TF/CF? Can you clarify :
TF = Trustflow / CF = Citation Flow --> Major Majestic Metrics
True.
It's Friday 13th for all websites around the world :-)
FYI, Palau is in the Pacific Ocean, not the Indian Ocean.
Thanks Gary - fixed up.
Great work! My DA got up!
There has been a drop in DA . Thanks to solve all our doubts and save a lot of time and headache.
Hi there! This post by Rand in our Q&A explains out some reasons why metrics may fluctuate with an index update: https://moz.com/community/q/da-pa-fluctuations-how... It's not uncommon for those numbers to fluctuate from time to time, and it does seem that others
I think there are still some errors in this / it is still rolling out to the accounts.
I have a client who's DA was 23 and in the account it says it is still 23, however in the Moz bar it says 26. Why would this happen?
We also have loads of clients and competitors that have stayed exactly the same, which isn't normal.
I would have to talk to the team behind the MozBar, but my guess is that you are just getting cached data that will refresh within a certain amount of time.
I thought that too but the results in the Moz bar don't match the old DA either.

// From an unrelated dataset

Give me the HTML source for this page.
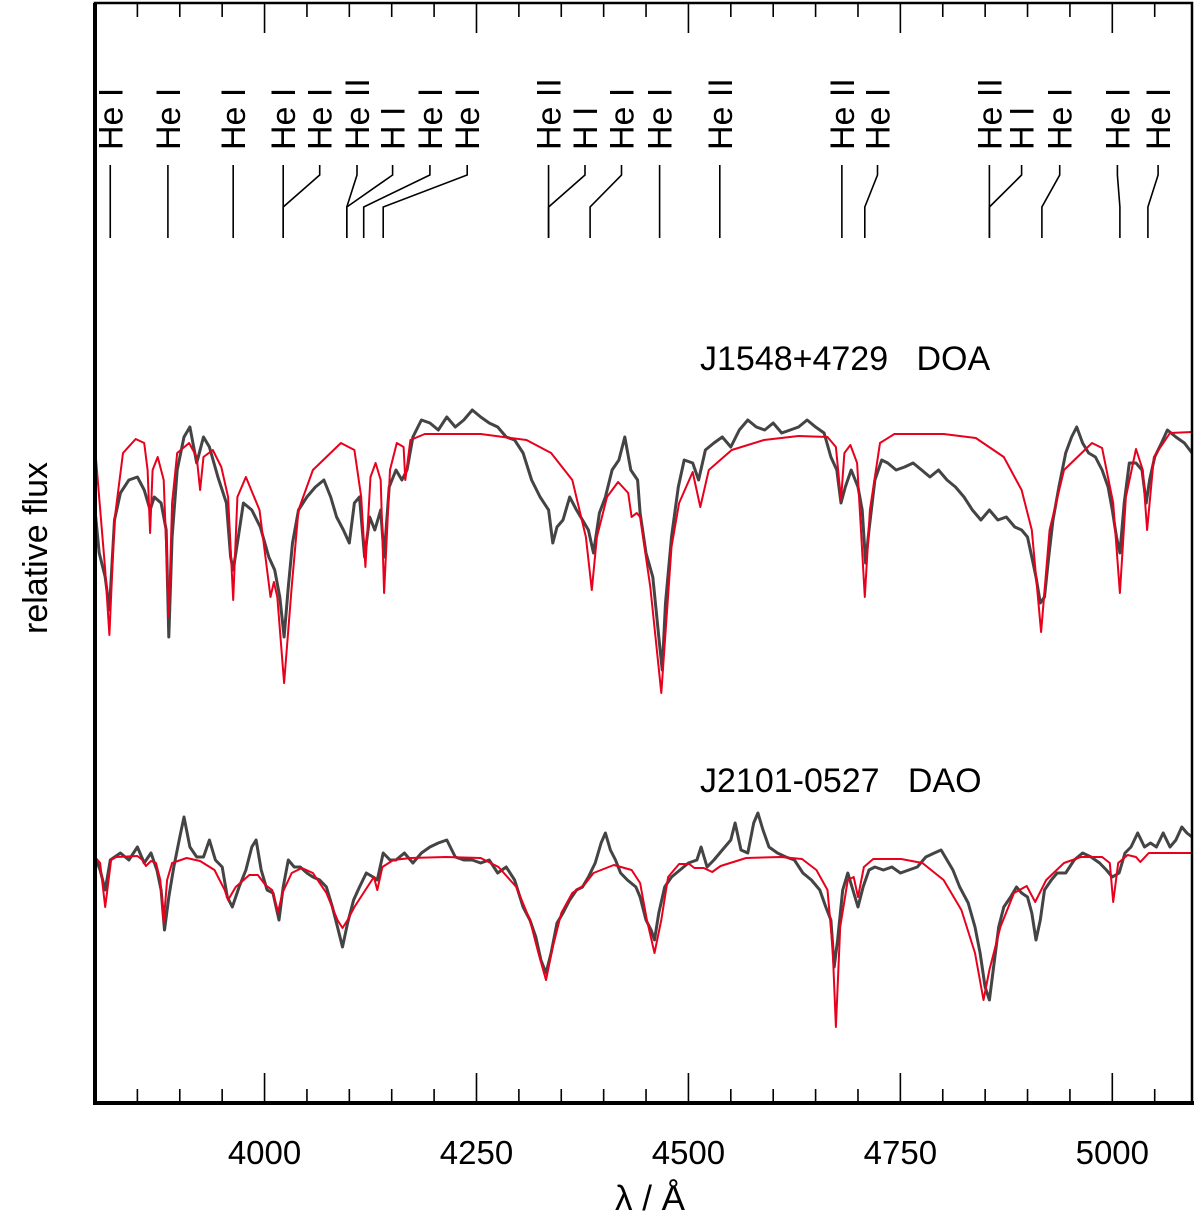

I.e. in Moz analytics it says:
Previous DA - 23
New DA - 23
Moz Bar then says 26
Can you send us details? The Mozscape API powers the Mozbar, OSE, and every other application that uses Moz link data, so it should all match after a brief period of switchover yesterday. Email [email protected] and they can look into it. Thanks!
Ill send it over now. Got a few clients with the issue.
Hello,
That also happened with me but in opposite way :-). The bar for some certain time indicated 25 instead of 21 which is now official website's DA, however, it stopped after a while and now indicates the right one. With your website, I believe it's going to increase to 26. Pls check it again after some time. Moz's crawl isn't an instant process of course, and it takes some time to show/ put into finalization the real values on either, bar and ordinary checker.
Great news! Thanks for the article.
Best,
VS
This is a fantastic update, well done Rand and the Mozzle team!
What does this mean exactly for Spam Score? I would imagine this update makes it less reliable now, right?
Yeah, that's correct (well, sorta - "reliable" might not be the best word, but "less-coverage of spammy sites" is certainly true). We've made the decision to bias to get the good stuff, try to improve our metrics, get more Google-shaped, and worry less about the dark, spammy corners of the web. However, this definitely means that Spam Score's coverage isn't as good as it would be if we broadly crawled everything (though that biasing would hurt everything else about our index, which is why we choose not to).